Friday 16 April 2010

China's march continues - Independent

It is always useful to keep on eye on what the popular press are saying about China's economics recovery. How real this recovery really is is still open to question and is something I will cover in this blog.

The article tells us nothing new. Of course the possible US-China trade war gets a good airing as does "unemployment", "inflation" and "housing bubbles".

China's economy marches on [Independent]
The centre of gravity of economic power is tilting rapidly to the east once again. While the rest of the world struggles to emerge from the deepest downturn in three-quarters of a century, China has returned emphatically to double-digit growth, having hardly missed beat.

The country's economy now stands 11.9 per cent higher than it did at this time last year. Most of the western economies, including Britain, will grow by only 1 or 2 per cent in 2011. China has benefited from the largest proportionate fiscal and monetary stimulus in the world, and a pick-up in exports from the revival in global trade and a competitive currency.

Because of the weakness a year ago, the annual rate looks especially strong. On a quarter-on-quarter basis the pace of growth is slowing slightly, at 2.5 per cent now.

The latest figures also mean that China is almost certain to overtake Japan as the world's second-largest economy, behind the US, in the autumn. Growth in China bottomed out at an annual rate of just over 6 per cent in the first three months of 2009, rising to 10.7 per cent in the year to the last quarter.

"We have got off to a good start this year," said an official spokesman, with typical understatement.

But although stock markets were cheered by the news, confirmation of China's robust recovery comes at a time of renewed tensions between Washington and Beijing about the Chinese currency – the yuan – which many in the US say has been kept deliberately low against the dollar to keep Chinese exports cheap and to protect her trade surplus with America. Some fear that a trade war may break out between the two economic giants.

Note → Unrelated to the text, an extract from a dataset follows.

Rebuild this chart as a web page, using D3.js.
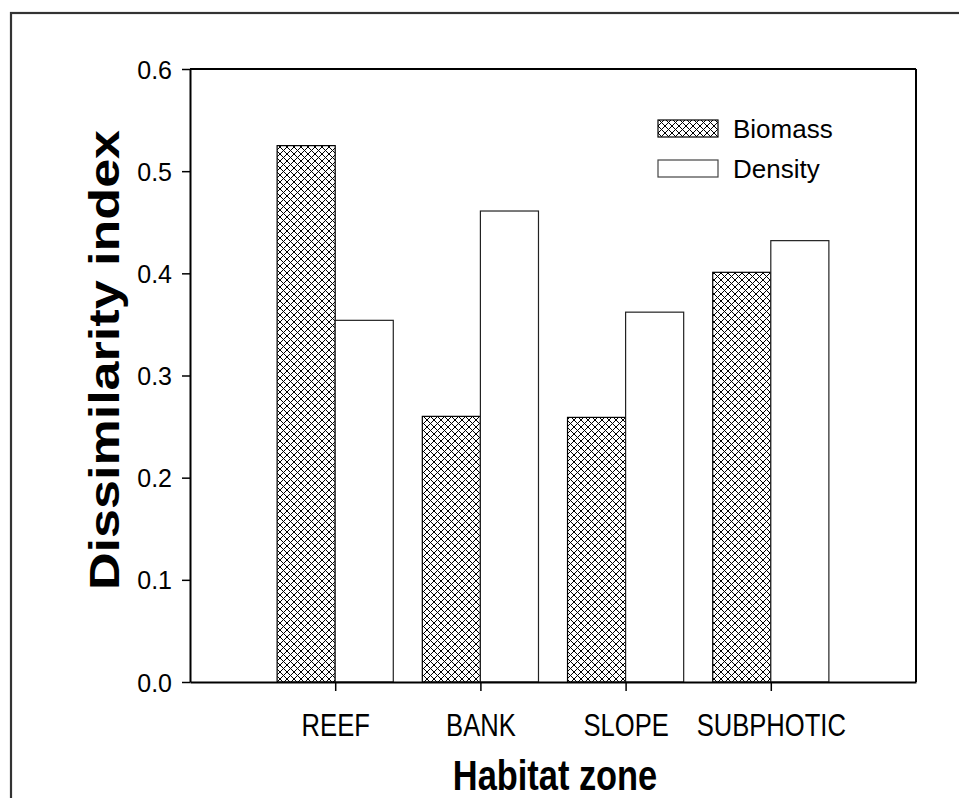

The European Central Bank yesterday criticised China's huge trade surpluses with the West, saying: "At the current juncture, global imbalances continue to pose a key risk to global macro-economic and financial stability. The stakes are high to prevent a disorderly adjustment in the future that would be costly to all economies."

A meeting to discuss the currency issue between President Barack Obama and the Chinese Premier, Hu Jintao, on the margins of the nuclear summit in Washington earlier this week failed to generate much harmony. Mr Obama urged China to put the yuan on a more "market oriented" footing, but Mr Hu said the currency's value would be set primarily for domestic purposes.

Many economists see an upwards revaluation of the yuan as inevitable, but the timing and extent is a hugely sensitive issue for both nations. In the US, the Treasury Secretary, Timothy Geithner, delayed the publication of an official report labelling China a "currency manipulator" until after the talks between Mr Obama and Mr Hu.

Trade sanctions on China have been advocated by many members of Congress, as well as leading economists such as Paul Krugman. Such developments are of concern far beyond the US and China. A return to breakneck growth rates in China is bidding up world commodity prices. Oil is back to about $86 a barrel, with copper close to $8,000 per tonne and its 2008 price peaks. Higher raw materials prices are choking growth in the West and reducing living standards – one of the ways that income and wealth is being transferred progressively eastwards. America's trade gap with China was one of the main "global imbalances", the fundamental economic forces that led to the credit crunch and what the International Monetary Fund (IMF) now calls "The Great Recession".

Despite frequent pledges by the G20 group of large and fast-growing economies to act on these issues, little progress seems to have been made on the largest problem, the US-China deficit. As a result, China continues to add to her foreign currency reserves, which at $2.4 trillion are the largest in the world (although she did run a freakish trade deficit in February).

Just as the Chinese rely on the US and Europe to provide ready export markets, so too do the western nations depend on the Chinese to buy their government bonds. Any hint by the Chinese authorities that they are about to unwind their dollar reserves usually sends shockwaves through the market for US Treasury securities and the greenback itself.

However, economists are hopeful that the very strength of China's recovery may force authorities there to cool an economy that shows signs of overheating, and to allow the yuan to drift higher, making Chinese goods more expensive and taking the pressure off the US trade deficit.

Prices in China's shops are rising at a remarkably low rate of 2.4 per cent per year but "factory gate" inflation, which shows any price increases in the pipeline, is accelerating.

Meanwhile, the Communist government is openly concerned about house price bubbles developing in many of the nation's big cities. Prices were up 12 per cent last month alone and banks have been ordered to curb their lending. Any rise in interest rates might also push the yuan higher, if the Chinese central bank allowed it.

The current growth rate is running some way ahead of Beijing's official target of 8 per cent this year. This is the pace consistent with creating sufficient jobs to prevent unemployment rising. Such is the size of the Chinese population that 27 million jobs need to be generated every year, about the same as the entire British workforce.